Depuis que j’ai commencé à parler du Bitcoin, j’ai reçu de nombreux messages de personnes qui me contactent pour me demander comment ça marche. J’apprécie cet intérêt que cela suscite et je suis entrain de créer une structure pour faciliter la formation sur le Bitcoin à tous en Afrique. Toutefois, je tiens à vous dire que si votre intérêt est animé par le gain facile et rapide que vous promettent les petits cyber-escrocs, vous frappez à la mauvaise porte. Je n’ai absolument aucune astuce et même pas l’intention de vous dire d’acheter telle ou telle autre cryptomonnaie, de dormir et de vous réveiller milliardaire. J’ignore comment les gens arrivent toujours à croire en ces fables en plein 21ème siècle. Je n’ai pas de fortune en cryptomonnaie pour pouvoir vous apprendre comment y faire fortune si c’est ce que vous recherchez. Je n’ai d’ailleurs pas de fortune du tout, sûrement parce que je ne me suis pas fixée comme objectif d’en avoir et ai investi mon temps à faire des choses qui sont plus cruciales à mes yeux.

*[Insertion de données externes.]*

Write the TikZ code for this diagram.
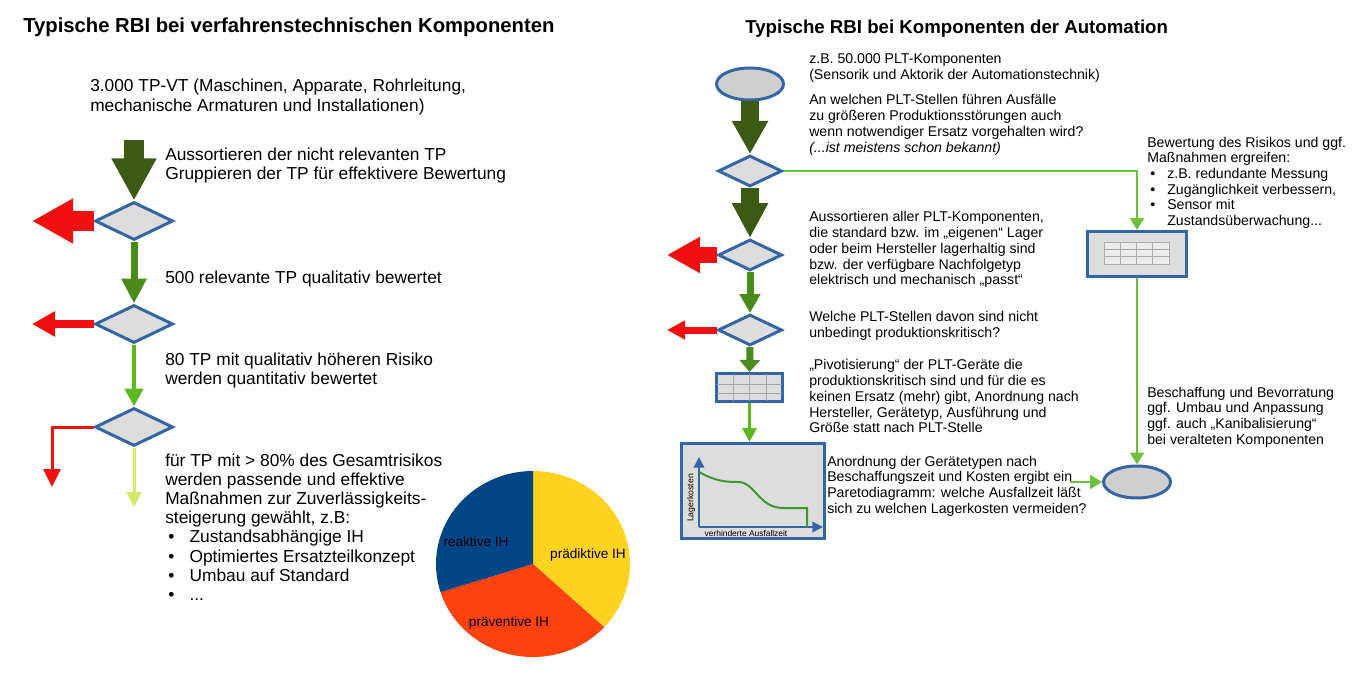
\documentclass[tikz,border=0pt]{standalone}
\usepackage{fontspec}
\setmainfont{Liberation Sans}
\usetikzlibrary{arrows.meta,shapes.geometric,calc}
\definecolor{bl}{HTML}{3465A4}
\definecolor{dg}{HTML}{3C5A14}
\definecolor{mg}{HTML}{4A8B1C}
\definecolor{lg}{HTML}{5EB91E}
\definecolor{lnk}{HTML}{6CC13A}
\definecolor{yg}{HTML}{D4EA6B}
\definecolor{rd}{HTML}{F01010}
\definecolor{fillg}{HTML}{DDDDDD}
\definecolor{elg}{HTML}{CFCFCF}
\definecolor{pieblue}{HTML}{004586}
\definecolor{pieorange}{HTML}{FF420E}
\definecolor{pieyellow}{HTML}{FFD320}
\definecolor{curve}{HTML}{3A9A2A}
\tikzset{
  dia/.style={diamond, draw=bl, line width=2.25pt, fill=fillg, inner sep=0pt, minimum width=58.5pt, minimum height=28.5pt},
  rdia/.style={diamond, draw=bl, line width=2.25pt, fill=fillg, inner sep=0pt, minimum width=48pt, minimum height=23.25pt},
  ell/.style={ellipse, draw=bl, line width=2.25pt, fill=elg, inner sep=0pt, minimum width=50.25pt, minimum height=24pt},
  boxr/.style={rectangle, draw=bl, line width=2.25pt, fill=fillg, inner sep=0pt},
  txtL/.style={anchor=base west, inner sep=0pt, align=left, font=\fontsize{13}{14.4}\selectfont},
  txtR/.style={anchor=base west, inner sep=0pt, align=left, font=\fontsize{10.6}{11.8}\selectfont},
  ttl/.style={anchor=base west, inner sep=0pt, font=\fontsize{#1}{17}\selectfont\bfseries},
  pielbl/.style={inner sep=0pt, font=\fontsize{10.2}{11}\selectfont},
  conn/.style args={#1/#2/#3/#4}{draw=#1, line width=#2, -{Triangle[width=#3,length=#4]}},
}
\begin{document}
\begin{tikzpicture}[x=0.75pt,y=-0.75pt]
\fill[white] (0,0) rectangle (1366,681);
\useasboundingbox (0,0) rectangle (1366,681);

% ---------------- left part ----------------
% (multi-line nodes: base anchor = baseline of the last line)
\node[ttl=15.2] (tl) at (23,33) {Typische RBI bei verfahrenstechnischen Komponenten};
\node[txtL] (l1) at (90,111.2) {3.000 TP-VT (Maschinen, Apparate, Rohrleitung,\\mechanische Armaturen und Installationen)};
\node[txtL] (l2) at (165,179.7) {Aussortieren der nicht relevanten TP\\Gruppieren der TP für effektivere Bewertung};
\node[txtL] (l3) at (165,283) {500 relevante TP qualitativ bewertet};
\node[txtL] (l4) at (165,384.7) {80 TP mit qualitativ höheren Risiko\\werden quantitativ bewertet};
\node[txtL] (l5) at (165,600.5) {für TP mit > 80\% des Gesamtrisikos\\werden passende und effektive\\Maßnahmen zur Zuverlässigkeits-\\steigerung gewählt, z.B:\\
\hspace*{2.25pt}\makebox[16pt][l]{•}Zustandsabhängige IH\\
\hspace*{2.25pt}\makebox[16pt][l]{•}Optimiertes Ersatzteilkonzept\\
\hspace*{2.25pt}\makebox[16pt][l]{•}Umbau auf Standard\\
\hspace*{2.25pt}\makebox[16pt][l]{•}...};

\node[dia] (d1) at (134,221) {};
\node[dia] (d2) at (134,324) {};
\node[dia] (d3) at (134,427) {};
\coordinate (a0) at (134,140);
\coordinate (r1) at (32,221);
\coordinate (r2) at (32,324);
\coordinate (r3) at (52,487);
\coordinate (g3) at (134,507);

\draw[conn={dg/15pt/31.5pt/31.5pt}] (a0) -- (d1.north);
\draw[conn={rd/15pt/31.5pt/30.75pt}] (d1.west) -- (r1);
\draw[conn={mg/5.25pt/18pt/18.75pt}] (d1.south) -- (d2.north);
\draw[conn={rd/6pt/18pt/17.25pt}] (d2.west) -- (r2);
\draw[conn={lg/3.4pt/13.5pt/13.5pt}] (d2.south) -- (d3.north);
\draw[conn={rd/2.25pt/12.75pt/13.5pt}] (d3.west) -| (r3);
\draw[conn={yg/2.25pt/11.25pt/11.25pt}] (d3.south) -- (g3);

% pie
\coordinate (pc) at (533,564);
\fill[pieyellow] (pc) -- ++(-90:97 and 93) arc[start angle=-90, end angle=42.8, x radius=97, y radius=93] -- cycle;
\fill[pieorange] (pc) -- ++(42.8:97 and 93) arc[start angle=42.8, end angle=162.4, x radius=97, y radius=93] -- cycle;
\fill[pieblue] (pc) -- ++(162.4:97 and 93) arc[start angle=162.4, end angle=270, x radius=97, y radius=93] -- cycle;
\node[pielbl] (p1) at (476,542) {reaktive IH};
\node[pielbl] (p2) at (588,555) {prädiktive IH};
\node[pielbl] (p3) at (509,623) {präventive IH};

% ---------------- right part ----------------
\node[ttl=14] (tr) at (745,34) {Typische RBI bei Komponenten der Automation};
\node[txtR] (t1) at (809,79.7) {z.B. 50.000 PLT-Komponenten\\(Sensorik und Aktorik der Automationstechnik)};
\node[txtR] (t2) at (809,152.2) {An welchen PLT-Stellen führen Ausfälle\\zu größeren Produktionsstörungen auch\\wenn notwendiger Ersatz vorgehalten wird?\\\textit{(...ist meistens schon bekannt)}};
\node[txtR] (t3) at (809,284.9) {Aussortieren aller PLT-Komponenten,\\die standard bzw. im „eigenen“ Lager\\oder beim Hersteller lagerhaltig sind\\bzw. der verfügbare Nachfolgetyp\\elektrisch und mechanisch „passt“};
\node[txtR] (t4) at (809,337.7) {Welche PLT-Stellen davon sind nicht\\unbedingt produktionskritisch?};
\node[txtR] (t5) at (809,432.9) {„Pivotisierung“ der PLT-Geräte die\\produktionskritisch sind und für die es\\keinen Ersatz (mehr) gibt, Anordnung nach\\Hersteller, Gerätetyp, Ausführung und\\Größe statt nach PLT-Stelle};
\node[txtR] (t6) at (827,513.2) {Anordnung der Gerätetypen nach\\Beschaffungszeit und Kosten ergibt ein\\Paretodiagramm: welche Ausfallzeit läßt\\sich zu welchen Lagerkosten vermeiden?};
\node[txtR] (t7) at (1147,225.7) {Bewertung des Risikos und ggf.\\Maßnahmen ergreifen:\\
\hspace*{2.25pt}\makebox[12.75pt][l]{•}z.B. redundante Messung\\
\hspace*{2.25pt}\makebox[12.75pt][l]{•}Zugänglichkeit verbessern,\\
\hspace*{2.25pt}\makebox[12.75pt][l]{•}Sensor mit\\
\hspace*{15pt}Zustandsüberwachung...};
\node[txtR] (t8) at (1147,444.2) {Beschaffung und Bevorratung\\ggf. Umbau und Anpassung\\ggf. auch „Kanibalisierung“\\bei veralteten Komponenten};

\node[ell] (e1) at (750,84) {};
\node[rdia] (rd1) at (750,171) {};
\node[rdia] (rd2) at (750,255) {};
\node[rdia] (rd3) at (750,330) {};
\node[boxr, minimum width=49.5pt, minimum height=21pt] (tbl) at (749.5,387.5) {};
\draw[gray!70, line width=0.5pt] (733,374) -- (733,401) (749.5,374) -- (749.5,401) (766,374) -- (766,401)
  (717,384) -- (782,384) (717,393.5) -- (782,393.5);
\node[boxr, minimum width=107.25pt, minimum height=71.25pt] (chart) at (753,491) {};
\node[boxr, minimum width=74.25pt, minimum height=33.75pt] (tbl2) at (1137,254) {};
\fill[gray!15] (1104,242) rectangle (1169,264);
\draw[gray!65, line width=0.5pt] (1104,242) rectangle (1169,264)
  (1120.25,242) -- (1120.25,264) (1136.5,242) -- (1136.5,264) (1152.75,242) -- (1152.75,264)
  (1104,249.3) -- (1169,249.3) (1104,256.7) -- (1169,256.7);
\node[ell] (e2) at (1137,482) {};

\coordinate (rr1) at (667,255);
\coordinate (rr2) at (667,330);
\coordinate (g6) at (1070,482);

\draw[conn={dg/13.5pt/25.5pt/24.75pt}] (e1.south) -- (rd1.north);
\draw[conn={dg/13.5pt/25.5pt/26.25pt}] (rd1.south) -- (rd2.north);
\draw[conn={rd/12pt/25.5pt/24.75pt}] (rd2.west) -- (rr1);
\draw[conn={mg/5.25pt/15pt/14.25pt}] (rd2.south) -- (rd3.north);
\draw[conn={rd/5.25pt/13.5pt/13.5pt}] (rd3.west) -- (rr2);
\draw[conn={mg/5.25pt/15pt/9pt}] (rd3.south) -- (tbl.north);
\draw[conn={lg/2.25pt/10.5pt/10.5pt}] (tbl.south) -- (tbl.south |- chart.north);
\draw[conn={lnk/1.5pt/10.5pt/9pt}] (rd1.east) -| (tbl2.north);
\draw[conn={lnk/1.5pt/10.5pt/9pt}] (tbl2.south) -- (e2.north);
\draw[conn={lnk/1.5pt/10.5pt/9pt}] (g6) -- (e2.west);

% chart icon
\draw[bl, line width=1.1pt, -{Triangle[width=8pt,length=8pt]}] (699,527) -- (699,457);
\draw[bl, line width=1.1pt, -{Triangle[width=8pt,length=8pt]}] (699,527) -- (823,527);
\draw[curve, line width=1.5pt] (699,472) .. controls (715,481) and (725,482) .. (738,482)
  .. controls (755,482) and (758,507) .. (782,508) -- (807,508) -- (807,527);
\node[inner sep=0pt, rotate=90, font=\fontsize{6.5}{7}\selectfont] (ylab) at (691,498) {Lagerkosten};
\node[inner sep=0pt, font=\fontsize{6.3}{7}\selectfont] (xlab) at (746,533.5) {verhinderte Ausfallzeit};
\end{tikzpicture}
\end{document}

Je suis une salariée: j’ai deux boulots en plus de consulter pour différentes institutions et je travaille en moyenne 14 heures par jour voir plus y compris les weekend très souvent: ceux qui me connaissent savent que je suis une workaholic. Alors encore une fois: je n’ai pas la formule magique pour devenir riche avec les cryptomonnaies même si je sais que ceux qui achètent Bitcoin et le conservent vont à l’avenir ( pas dans le court terme) en tirer profits car son adoption augmente et cela fera naturellement grimper sa valeur: c’est de l’arithmétique pure et simple.
Pour moi:
Bitcoin est une philosophie: celle de construire une société au sein de laquelle les peuples sont libérés des systèmes financiers établis depuis des siècles par les plus puissants de ce monde qui leur permettent de manipuler la valeur des monnaies en leur faveur et de s’enrichir interminablement quand tout le monde s‘appauvrit. Vous imaginez emprunter une vache à votre voisin que vous vous entendez que vous lui rembourserez deux vaches quand elle mettra bas. Et au moment de rembourser, votre voisin vous informe que la vache a perdu 50% de sa valeur et vous lui devez donc 4 au lieu de deux. C’est ainsi que nos états sont coincés dans ces cycles interminables de dettes et ce sont les pauvres populations qui perdent et se retrouvent totalement démunies. Les gens travaillent dur pour être payés en monnaies de singe qui déprécient chaque jour réduisant ainsi leur pouvoir d’achat. Alors Bitcoin est avant tout une philosophie de libération et ceux qui y croient créent une économie parallèle car ses règles sont immuables et ne peuvent être dictées par aucun individu ou aucune entité.
Ensuite, Bitcoin est un outil pour contrer les embargos financiers imposés à tort aux peuples par les régimes autocratiques ou par les institutions impérialistes et militaristes pour empêcher à ceux-ci de se libérer de leur joug.
Et enfin, Bitcoin c’est une arme de résistance car comme le dit l’adage, "l’argent est le nerf de la guerre" et c’est ce pourquoi j’ai choisi de l’adopter.
La mission que je me donne est de la rendre accessible aux africains et de permettre aux ingénieurs informatiques africains de développer des solutions qui pourraient la rendre encore plus accessible et sécurisante à tous, car nous ne pouvons pas éternellement demeurrer de simples consomateurs.